A.D.D. pop: Short melody-centric songs with structures lacking repetition and whose arrangements change drastically as well as suddenly.

Debut EP I Can't Handle Change embodies all of these things -- it's a catchy album full of short songs (the album is only 15 minutes long), ideal for hanging out poolside.

Roar's themes are a bit darker than the music. Check out "Christmas Kids" and Evans' explanation of the song after the jump.

Evans says, "Music producer Phil Spector was said to have hidden his wife Ronnie's shoes so that she couldn't run away. He was rumored to have threatened his wife with a glass casket he kept in the house, saying that he would display her corpse in it if she attempted to escape. Spector was simultaneously writing and producing trite, catchy, pop songs for teens.

Pop music, by definition, is so ubiquitous and easily consumed that it can be hastily digested as banal or innocuous. When taking Spector's abusive, possessive behavior into account, the lyrics of '60s pop songs can begin to feel dark, insincere, and even sinister. I found a lot of common themes in pop from that era. One recurring theme was that of women being dependent upon a man or relationship to feel valuable and loved. Phil Spector is rumored to have forced his wife to watch Citizen Kane in the hopes that she would realize she'd be nothing without him.
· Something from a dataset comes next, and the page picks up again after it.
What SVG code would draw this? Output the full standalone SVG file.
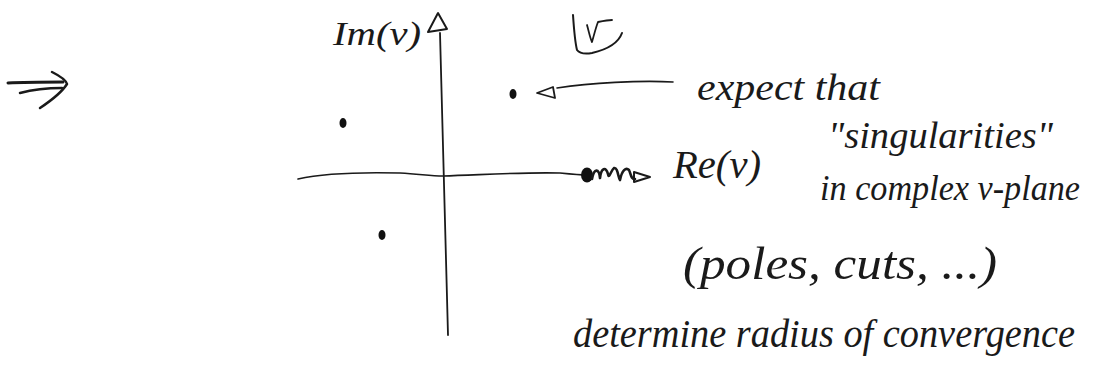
<svg xmlns="http://www.w3.org/2000/svg" width="1095" height="370" viewBox="0 0 1095 370">
<style>
.ink{fill:none;stroke:#1a1a1a;stroke-linecap:round;stroke-linejoin:round}
.t{font-family:"Liberation Serif","DejaVu Serif",serif;font-style:italic;fill:#1a1a1a}
.dot{fill:#111}
</style>
<rect width="1095" height="370" fill="#fff"/>
<g id="implies">
<path class="ink" stroke-width="3" d="M8,83 C25,82 45,82 63,82"/>
<path class="ink" stroke-width="2.5" d="M20,93 C35,89 50,88 62,88"/>
<path class="ink" stroke-width="2.5" d="M52,72 C60,76 66,80 67,84 C62,92 52,100 40,108"/>
</g>
<g id="axes">
<path class="ink" stroke-width="1.8" d="M440,33 C442,120 444,220 448,335"/>
<path class="ink" stroke-width="2" d="M438,13 L428,32 L447,29 Z"/>
<path class="ink" stroke-width="1.6" d="M298,179 C320,174 360,172 400,173 C420,174 430,176 443,176 C480,175 520,172 560,173 C570,174 580,175 587,175"/>
</g>
<g id="cut">
<ellipse class="dot" cx="587" cy="175" rx="6" ry="7.5"/>
<path class="ink" stroke-width="2.6" d="M592,179 C594,168 599,168 600,178 C601,168 606,166 608,174 C609,180 611,170 614,168 C618,167 618,178 620,180 C622,170 626,167 629,170 C631,174 631,180 635,179"/>
<path class="ink" stroke-width="2" d="M634,172 L650,177 L634,182 Z"/>
</g>
<g id="poles">
<ellipse class="dot" cx="513" cy="94" rx="3.5" ry="5"/>
<ellipse class="dot" cx="343" cy="123" rx="3.5" ry="5"/>
<ellipse class="dot" cx="382" cy="235" rx="3.5" ry="5"/>
</g>
<g id="connectors">
<path class="ink" stroke-width="1.6" d="M673,82 C640,80 590,83 557,88"/>
<path class="ink" stroke-width="1.8" d="M537,93 L553,87 L555,98 Z"/>
</g>
<g id="vlabel">
<path class="ink" stroke-width="2" d="M573,15 C574,30 575,42 577,50 C580,54 586,54 592,53 C605,50 618,44 622,33"/>
<path class="ink" stroke-width="1.8" d="M587,25 C589,32 590,38 592,42 C594,35 596,27 598,22 C603,21 608,20 612,20"/>
</g>
<g id="labels">
<text class="t" x="333" y="45" font-size="34" textLength="88" lengthAdjust="spacingAndGlyphs">Im(v)</text>
<text class="t" x="673" y="178" font-size="40" textLength="88" lengthAdjust="spacingAndGlyphs">Re(v)</text>
<text class="t" x="697" y="100" font-size="38" textLength="183" lengthAdjust="spacingAndGlyphs">expect that</text>
<text class="t" x="828" y="148" font-size="38" textLength="225" lengthAdjust="spacingAndGlyphs">"singularities"</text>
<text class="t" x="820" y="200" font-size="36" textLength="260" lengthAdjust="spacingAndGlyphs">in complex v-plane</text>
<text class="t" x="683" y="279" font-size="46" textLength="314" lengthAdjust="spacingAndGlyphs">(poles, cuts, ...)</text>
<text class="t" x="573" y="347" font-size="40" textLength="502" lengthAdjust="spacingAndGlyphs">determine radius of convergence</text>
</g>
</svg>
To me, the dichotomy between the Spectors' relationship and the music they created offers the following beautiful, albeit tragic, illustration:

All the quaint, romantic notions of love that '60s pop music has given us, do not
adequately prepare hearts and minds for the often brutal reality of human relationships.
Seriously, though, don't listen to me because I have no idea what I'm talking about."